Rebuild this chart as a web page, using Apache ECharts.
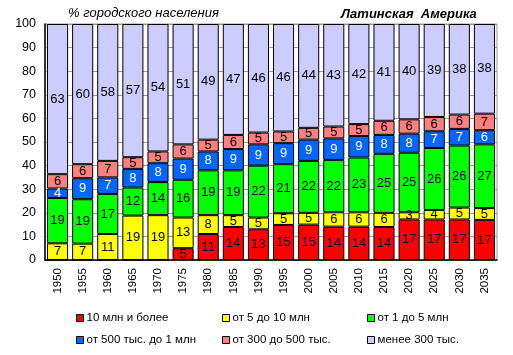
<!DOCTYPE html>
<html><head><meta charset="utf-8">
<script src="https://cdn.jsdelivr.net/npm/echarts@6/dist/echarts.min.js"></script>
<style>html,body{margin:0;padding:0;background:#fff}#c{width:513px;height:355px}</style>
</head><body><div id="c"></div>
<script>
const years = ['1950','1955','1960','1965','1970','1975','1980','1985','1990','1995','2000','2005','2010','2015','2020','2025','2030','2035'];
const names = ['10 млн и более','от 5 до 10 млн','от 1 до 5 млн','от 500 тыс. до 1 млн','от 300 до 500 тыс.','менее 300 тыс.'];
const s10m   = [0,0,0,0,0,5,11,14,13,15,15,14,14,14,17,17,17,17];
const s5to10 = [7,7,11,19,19,13,8,5,5,5,5,6,6,6,3,4,5,5];
const s1to5  = [19,19,17,12,14,16,19,19,22,21,22,22,23,25,25,26,26,27];
const s500k  = [4,9,7,8,8,9,8,9,9,9,9,9,9,8,8,7,7,6];
const s300k  = [6,6,7,5,5,6,5,6,5,5,5,5,5,6,6,6,6,7];
const sLess  = [63,60,58,57,54,51,49,47,46,46,44,43,42,41,40,39,38,38];
const yTicks = [0,10,20,30,40,50,60,70,80,90,100];

const raw = [s10m,s5to10,s1to5,s500k,s300k,sLess];
const colors = ['#FF0000','#FFFF00','#00FF00','#0066FF','#FF8080','#CCCCFF'];
const labelColors = ['#000','#000','#000','#fff','#000','#000'];
const totals = years.map((_,i)=>raw.reduce((a,s)=>a+s[i],0));
const font = 'Arial, "Liberation Sans", sans-serif';

const series = raw.map((arr,k)=>({
  name: names[k], type:'bar', stack:'t', barCategoryGap:'16%',
  data: arr.map((v,i)=>v/totals[i]*100),
  itemStyle:{color:colors[k], borderColor:'#000', borderWidth:1},
  label:{show:true, position:'inside', color:labelColors[k], fontSize:13, fontFamily:font,
    formatter:p=>{const v=arr[p.dataIndex];return v?String(v):'';}},
  emphasis:{disabled:true}
}));

const legPos = [[76,312],[222,312],[367,312],[76,334],[222,334],[367,334]];
const legends = names.map((n,k)=>({
  data:[n], left:legPos[k][0], top:legPos[k][1], itemWidth:7, itemHeight:7, icon:'rect',
  itemStyle:{borderColor:'#000', borderWidth:1}, padding:0,
  textStyle:{fontSize:11.5, fontFamily:font, color:'#000', padding:[0,0,0,-2]}, selectedMode:false
}));

const chart = echarts.init(document.getElementById('c'), null, {renderer:'canvas'});
chart.setOption({
  animation:false,
  backgroundColor:'#fff',
  grid:{left:45, right:16, top:24, bottom:95, show:true, borderColor:'#999', borderWidth:1},
  title:[
    {text:'% городского населения', left:68, top:7, padding:0,
     textStyle:{fontSize:13, fontStyle:'italic', fontWeight:'normal', fontFamily:font, color:'#000'}},
    {text:'Латинская  Америка', left:341, top:8, padding:0,
     textStyle:{fontSize:13, fontStyle:'italic', fontWeight:'bold', fontFamily:font, color:'#000'}}
  ],
  legend: legends,
  xAxis:{type:'category', data:years,
    axisLine:{lineStyle:{color:'#000', width:1.5}}, axisTick:{show:false},
    axisLabel:{rotate:90, fontSize:11.5, fontFamily:font, color:'#000', margin:8, interval:0}},
  yAxis:{type:'value', min:yTicks[0], max:yTicks[yTicks.length-1], interval:10,
    axisLine:{show:true, lineStyle:{color:'#000', width:1.5}}, axisTick:{show:false},
    splitLine:{lineStyle:{color:'#999'}},
    axisLabel:{fontSize:12.5, fontFamily:font, color:'#000', margin:9}},
  series
});
</script></body></html>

※ ※ ※

_YOUR OBJECTIVE:_
Output the data exactly. Pictures don't belong in the result.

_FINAL RESULT:_
Rebuild this chart as a web page, using Apache ECharts.
<!DOCTYPE html>
<html><head><meta charset="utf-8">
<script src="https://cdn.jsdelivr.net/npm/echarts@6/dist/echarts.min.js"></script>
<style>html,body{margin:0;padding:0;background:#fff}#c{width:513px;height:355px}</style>
</head><body><div id="c"></div>
<script>
const years = ['1950','1955','1960','1965','1970','1975','1980','1985','1990','1995','2000','2005','2010','2015','2020','2025','2030','2035'];
const names = ['10 млн и более','от 5 до 10 млн','от 1 до 5 млн','от 500 тыс. до 1 млн','от 300 до 500 тыс.','менее 300 тыс.'];
const s10m   = [0,0,0,0,0,5,11,14,13,15,15,14,14,14,17,17,17,17];
const s5to10 = [7,7,11,19,19,13,8,5,5,5,5,6,6,6,3,4,5,5];
const s1to5  = [19,19,17,12,14,16,19,19,22,21,22,22,23,25,25,26,26,27];
const s500k  = [4,9,7,8,8,9,8,9,9,9,9,9,9,8,8,7,7,6];
const s300k  = [6,6,7,5,5,6,5,6,5,5,5,5,5,6,6,6,6,7];
const sLess  = [63,60,58,57,54,51,49,47,46,46,44,43,42,41,40,39,38,38];
const yTicks = [0,10,20,30,40,50,60,70,80,90,100];

const raw = [s10m,s5to10,s1to5,s500k,s300k,sLess];
const colors = ['#FF0000','#FFFF00','#00FF00','#0066FF','#FF8080','#CCCCFF'];
const labelColors = ['#000','#000','#000','#fff','#000','#000'];
const totals = years.map((_,i)=>raw.reduce((a,s)=>a+s[i],0));
const font = 'Arial, "Liberation Sans", sans-serif';

const series = raw.map((arr,k)=>({
  name: names[k], type:'bar', stack:'t', barCategoryGap:'16%',
  data: arr.map((v,i)=>v/totals[i]*100),
  itemStyle:{color:colors[k], borderColor:'#000', borderWidth:1},
  label:{show:true, position:'inside', color:labelColors[k], fontSize:13, fontFamily:font,
    formatter:p=>{const v=arr[p.dataIndex];return v?String(v):'';}},
  emphasis:{disabled:true}
}));

const legPos = [[76,312],[222,312],[367,312],[76,334],[222,334],[367,334]];
const legends = names.map((n,k)=>({
  data:[n], left:legPos[k][0], top:legPos[k][1], itemWidth:7, itemHeight:7, icon:'rect',
  itemStyle:{borderColor:'#000', borderWidth:1}, padding:0,
  textStyle:{fontSize:11.5, fontFamily:font, color:'#000', padding:[0,0,0,-2]}, selectedMode:false
}));

const chart = echarts.init(document.getElementById('c'), null, {renderer:'canvas'});
chart.setOption({
  animation:false,
  backgroundColor:'#fff',
  grid:{left:45, right:16, top:24, bottom:95, show:true, borderColor:'#999', borderWidth:1},
  title:[
    {text:'% городского населения', left:68, top:7, padding:0,
     textStyle:{fontSize:13, fontStyle:'italic', fontWeight:'normal', fontFamily:font, color:'#000'}},
    {text:'Латинская  Америка', left:341, top:8, padding:0,
     textStyle:{fontSize:13, fontStyle:'italic', fontWeight:'bold', fontFamily:font, color:'#000'}}
  ],
  legend: legends,
  xAxis:{type:'category', data:years,
    axisLine:{lineStyle:{color:'#000', width:1.5}}, axisTick:{show:false},
    axisLabel:{rotate:90, fontSize:11.5, fontFamily:font, color:'#000', margin:8, interval:0}},
  yAxis:{type:'value', min:yTicks[0], max:yTicks[yTicks.length-1], interval:10,
    axisLine:{show:true, lineStyle:{color:'#000', width:1.5}}, axisTick:{show:false},
    splitLine:{lineStyle:{color:'#999'}},
    axisLabel:{fontSize:12.5, fontFamily:font, color:'#000', margin:9}},
  series
});
</script></body></html>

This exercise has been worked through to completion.